Back in 2020, an EKOS poll had the Liberals polling at 47 per cent among women — more than double the CPC’s 23 per cent. That lead has narrowed to 13 points lately, according to EKOS, but that’s mostly because the Liberals have bled support to the NDP. A recent Leger poll also put the Conservatives at 25 per cent, 11 points shy of the Liberals.

If Erin O'Toole's Conservatives want to actually win an election, they’ll have to start taking things like the “she-cession” more seriously, writes columnist @maxfawcett for @NatObserver. #Elxn44 #Election2021

Mocking a phrase like “she-cession” isn’t going to help them there, especially since it was coined by someone who is a professionally serious adult. Armine Yalnizyan, a writer and thinker who watched the last major economic crisis from her perch as the Canadian Centre for Policy Alternatives’ senior economist, put the phrase on the map early on during COVID-19, and the ensuing months have validated her assessment.

“When the pandemic hit,” she tweeted back in March, “it was clear this would be the first-ever service-led, and consequently woman-led, economic downturn. A she-cession. It only took days for statistics in countries that proceeded (sic) us to make clear this was going to be a fact, globally.”

As PwC noted earlier this year, COVID-19 and the unequal burden it placed on women has reversed years of gains they had just made in the workforce. “For nine years, countries across the OECD made consistent gains towards women’s economic empowerment. However, due to COVID-19, this trend will now be reversed, with the index estimated to fall 2.1 points between 2019 and 2021, according to analysis undertaken for PwC’s annual Women in Work Index.” As a result, PwC said, OECD countries will have to work even harder to make up that lost ground. “Progress towards gender equality needs to be twice as fast as its historical rate.”

That reality, and the policies that could help address it, should be at the centre of this election campaign. Sure, the first week served up a number of interesting appetizers, from the CPC’s bizarre Willy Wonka video to Justin Trudeau’s flippant comments about monetary policy. But the main course is how Canadians want to see the economic recovery take shape, and it has yet to be served.

When it is, Canadians will have to chew on whether they want a business-as-usual recovery or one that understands that not all jobs are created equal. Do they want a child-care plan that prioritizes helping more women join the workforce, or do they want one that subsidizes the status quo? And do they want stimulus spending that reinforces Canada’s existing economy, with its reliance on resource extraction and development, or investments that help build a new economic landscape? These are the questions that should inform the election’s outcome, given they’ll define the country’s path in the years to come.
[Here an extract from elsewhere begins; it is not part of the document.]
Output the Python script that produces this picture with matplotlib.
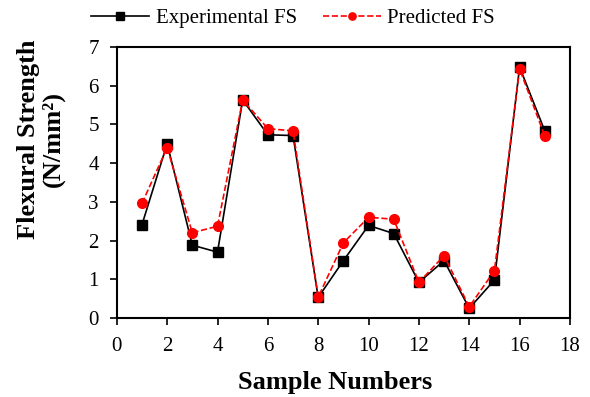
import numpy as np
import matplotlib.pyplot as plt

samples = np.arange(1, 18)
experimental_fs = [2.41, 4.50, 1.88, 1.70, 5.63, 4.73, 4.71, 0.53, 1.48,
                   2.39, 2.18, 0.92, 1.48, 0.25, 0.98, 6.48, 4.83]
predicted_fs = [2.96, 4.40, 2.20, 2.37, 5.63, 4.89, 4.83, 0.54, 1.94,
                2.60, 2.55, 0.92, 1.61, 0.29, 1.22, 6.43, 4.70]

plt.rcParams['font.family'] = ['Liberation Serif', 'DejaVu Serif']

fig = plt.figure(figsize=(5.9, 3.97), dpi=100)
ax = fig.add_axes([0.198, 0.199, 0.768, 0.683])

ax.plot(samples, experimental_fs, color='black', lw=1.2, marker='s',
        markersize=7, label='Experimental FS')
ax.plot(samples, predicted_fs, color='red', lw=1.2, ls='--', marker='o',
        markersize=7, label='Predicted FS')

ax.set_xlim(0, 18)
ax.set_ylim(0, 7)
ax.set_xticks(range(0, 19, 2))
ax.set_yticks(range(0, 8))
ax.tick_params(labelsize=15, width=1.2, length=5)
ax.tick_params(axis='x', pad=9)
ax.tick_params(axis='y', pad=8)
for s in ax.spines.values():
    s.set_linewidth(1.5)

fig.text(335 / 590, 1 - 382 / 397, 'Sample Numbers', fontsize=19,
         fontweight='bold', ha='center', va='center')
fig.text(41 / 590, 1 - 139 / 397, 'Flexural Strength\n(N/mm²)', fontsize=19,
         fontweight='bold', ha='center', va='center', rotation=90,
         multialignment='center', linespacing=1.05)

ax.legend(loc='center', bbox_to_anchor=(293 / 590, 1 - 18 / 397),
          bbox_transform=fig.transFigure, ncol=2, frameon=False,
          fontsize=15, handlelength=2.8, handletextpad=0.3,
          columnspacing=1.25, markerscale=0.75, borderpad=0)

fig.savefig('out.png', dpi=100)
Canadians should also weigh the answers that were given back in early 2020 when it became clear that COVID-19 was going to blow a massive hole in the global economy. The Liberal government rushed in with a bevy of stimulus supports and programs, and the NDP pushed them to be more generous with ones like the Canada Emergency Wage Subsidy. The Conservatives, on the other hand, wanted to trot out their familiar playbook and try to pull the economy out of tailspin with tax cuts and regulatory reductions. As then-finance critic Pierre Poilievre told a reporter in March 2020, “You might want to address it through big, fat government programs. We’re Conservatives, so we don’t believe in that.”

That playbook won’t help address the disproportionate impacts that women have endured over the last year and a half. It won’t help improve their relative economic standing, or ensure that the Canadian economy becomes more just and equitable in how it distributes its spoils. And it almost certainly won’t help improve the CPC’s standing among female voters. If they want to actually win an election, they’ll have to throw that playbook out — and start taking things like the “she-cession” more seriously.